No sooner have the six hundred emerged than they set out, en masse, to climb the bush. And as this, for such teeny climbers, proves a several days' journey, the tribe, at each day's end, spins itself a shelter which it occupies for the night and abandons in the morning. And thus, alternately climbing and camping, at last they reach the top. And there, with feverish industry, they build a platform of interwoven strands. And upon this for a time they come and go, busily engaged in some work of preparation. And then—mystery or miracle———for all the world like tiny witches traveling on broomsticks—they are seen, one by one, serenely to depart, floating on nothing through the summer air.

And Fabre tells us how, by means of some ingenious experiments conducted in his study, he at last discovered the simple secret of this aerial dispersion—filaments of silk, so fine as to be invisible to the human eye, paid out to the breeze by each tiny spider until buoyant enough to support him; and then embarked upon, air-ship fashion, for the great adventure.

And I have retold the story here because it is upon just such an embarkation that I am now asking you to join me.
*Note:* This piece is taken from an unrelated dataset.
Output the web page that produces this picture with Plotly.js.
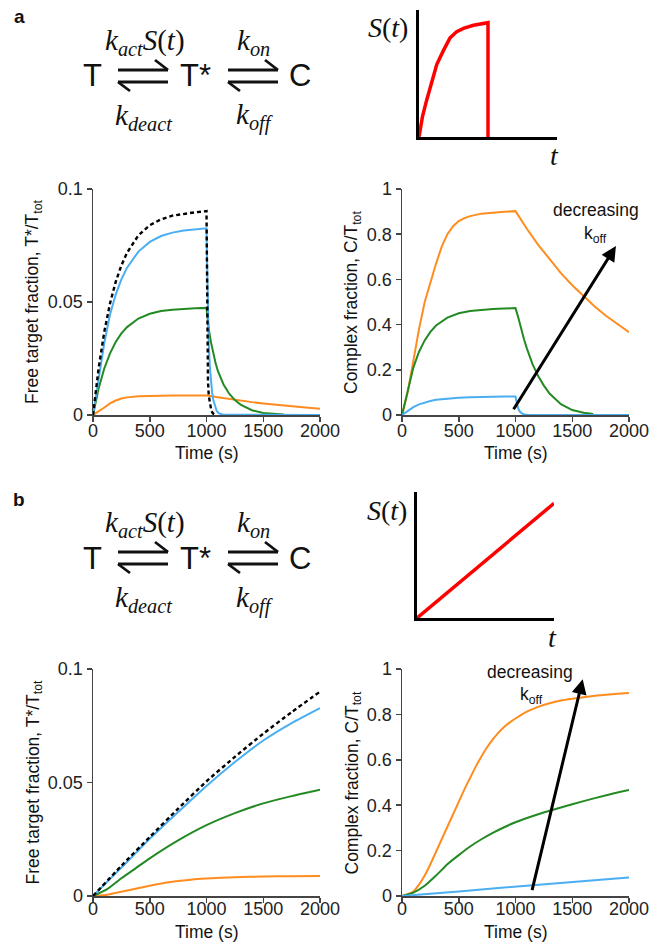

Like these spider-lets we have journeyed together, camping by the way, from the bottom of our bush. Like them we have built a sort of platform at the top. And now, like them, we are about to set forth, supported, to the eye of the uninitiated, upon nothing, but really borne securely aloft upon two fine filaments of understanding that we have spun.

Let us examine this air-craft.

The first filament is the knowledge that we are makers when we read. That things read are not taken into the mind bodily from without,—sucked in through the eye like soda through a straw, but are built up, brand-new, within us. That we do this building with assorted fragments of our own experience just as literally as a child builds castles with its wooden blocks. And that, just as the child's block-architecture is conditioned by the quantity and variety of its supply, so the scope of our reading capacity depends upon the amount and variousness of living—of physical, emotional, intellectual, spiritual living—that we have done.

The second filament is the knowledge that no matter what we read or when, no matter whether we are conscious of it or not, we always read either to "find ourselves" or to "get away from ourselves." Either from the calculated desire, or from the playful joy, of establishing some new order in our individual chaos; or for the comfort of forgetting the disorder that has baffled us by turning to some fresh order-making.

These are the wings of our bi-plane.

VIII

As we look down and back, between these buoyant bits of understanding about the way we read and our reasons for reading, we shall see the past, like a landscape, begin to open out beneath us. We shall see supposedly haphazard choices in our early reading fall into significant relationship to one another. We shall see method emerge from the mix-up. We shall see, finally, that the way we have come stretches, like a straight ribbon of road, visible and comprehensible before our eyes.

IX

We see, for example, why, as little children, we liked to read Mother Goose.

For the youngest child, no less than the wisest savant, reads with its own experience for building-blocks. But the child's experience is very fragmentary. And, what is more, the fragments are as yet unassorted.

Its mind is like a cupboard without partitions, into which all that it finds with its five senses—the pap-spoon and the puppy-dog, the taste of milk and the feel of stomach-ache, the sound of the cat's miaow and the appearance of the moon's disk—are all stowed away, helter-skelter, like loot gathered for a rummage sale.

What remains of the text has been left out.